On Christmas Eve, we marked the 95th anniversary of an event that has passed into national legend: the Christmas truce of 1914.

In a few places along the Western Front, a temporary peace broke out during World War I. British and German soldiers swapped cigarettes and played football; the dead were retrieved from no man’s land. There were echoes of the medieval Truce of God imposed by the Catholic Church (no fighting on Fridays, please), but this was a spontaneous outbreak of decency among men who had not yet been brutalized by too much killing.

It is not a particularly significant anniversary. It is worth observing, however, because of what it says to combatants today, who are dug into their opposing lines of trenches so deeply that they do not even see their opponents, let alone communicate with them.

In the Great War, that was true quite literally. The lines of trenches – the German a uniform sludge, the British a patchwork of khaki and off-white – were, in places, only a few tens of yards apart, but the combatants might go for months without seeing each other.

It was too dangerous to try. After the Americans entered the war in 1917, two eager young West Pointers were being shown around a sector by a British officer.

“Keep your head down here, there’s a fixed rifle,” he said.

“Where?” said one of the Americans, jumping up to see.

A split second later, he was dead.

So the Christmas truce becomes a powerful metaphor. It speaks of the courage to encounter, to meet the enemy face to face not in conflict but in conversation.

Its subversive potential was seen all too clearly by the scarlet majors at the base. Here was a movement that might make it impossible to continue the war, as ordinary soldiers in that untravelled age met their foreign counterparts for the first time and found them the same as themselves.
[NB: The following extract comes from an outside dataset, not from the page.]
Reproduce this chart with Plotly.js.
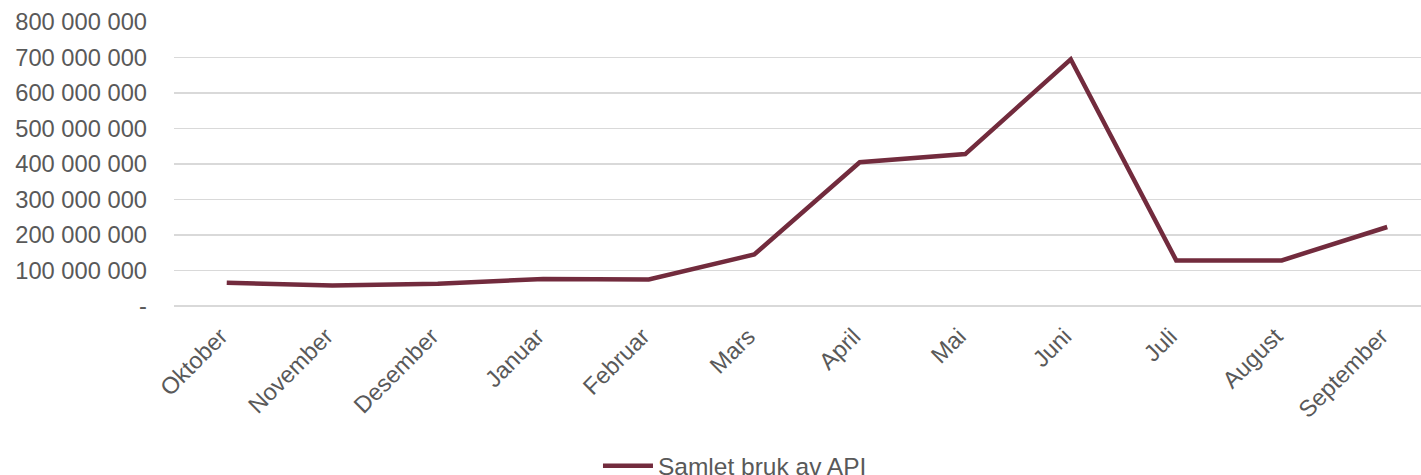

The cold calculations and twisted ideologies that drove millions to their deaths would not survive another season of goodwill like this.

So the generals stopped it. And by the end of 1915, after Loos, Second Ypres and Neuve Chapelle, the mood had changed anyway. No one felt like football.

The trenches today are mostly metaphorical rather than material ones, but they are every bit as dangerous. In every part of the world, the battles lines are drawn. In Israel and Palestine, there is a great wall dividing two peoples. In Korea, there are fences and minefields. In Afghanistan, tragically, it’s hard for the CIA’s Predator drones to tell where the trenches are, but they’re there.

Of course, there are other types of trench warfare. We saw some at Copenhagen, where the intransigence of a few nations wrecked a deal for the rest. The U.S. has seen a good deal of it over the last few months, as President Obama’s efforts to extend healthcare to 40 million uninsured Americans all but foundered on the rocks of ideology and vested interest.

Speaking of ideology, the rise of militant atheism over the last few years has provided yet another battleground: many Christians in the U.K. feel marginalized, threatened and undervalued.

Can the built-in tendency of human beings to retreat behind their walls and seek safety in group-think ever be corrected? The Gospel answers “yes.”

Here’s proof. The parents of 11-year-old Sam Riddall, who died after he was struck by a car last May while walking home from a church youth service in Bristol, have forgiven the driver, Hannah Saaf. She had a history of mental health problems, had been smoking cannabis and absconded for nine days before being caught.

“At Christmas we remember God sending Jesus into the world to bring peace,” said Sam’s father, Martin. “It is this same God who is giving us strength to forgive Hannah for the terrible thing she has done to us by killing our son.”

It would be far easier to retreat behind the walls of anger and loss and refuse to see Hannah Saaf as a fellow human being at all. But they were given grace to act differently, subverting the world’s way of destructive revenge. It is by such acts that the world will be brought to peace.

Mark Woods is editor of The Baptist Times.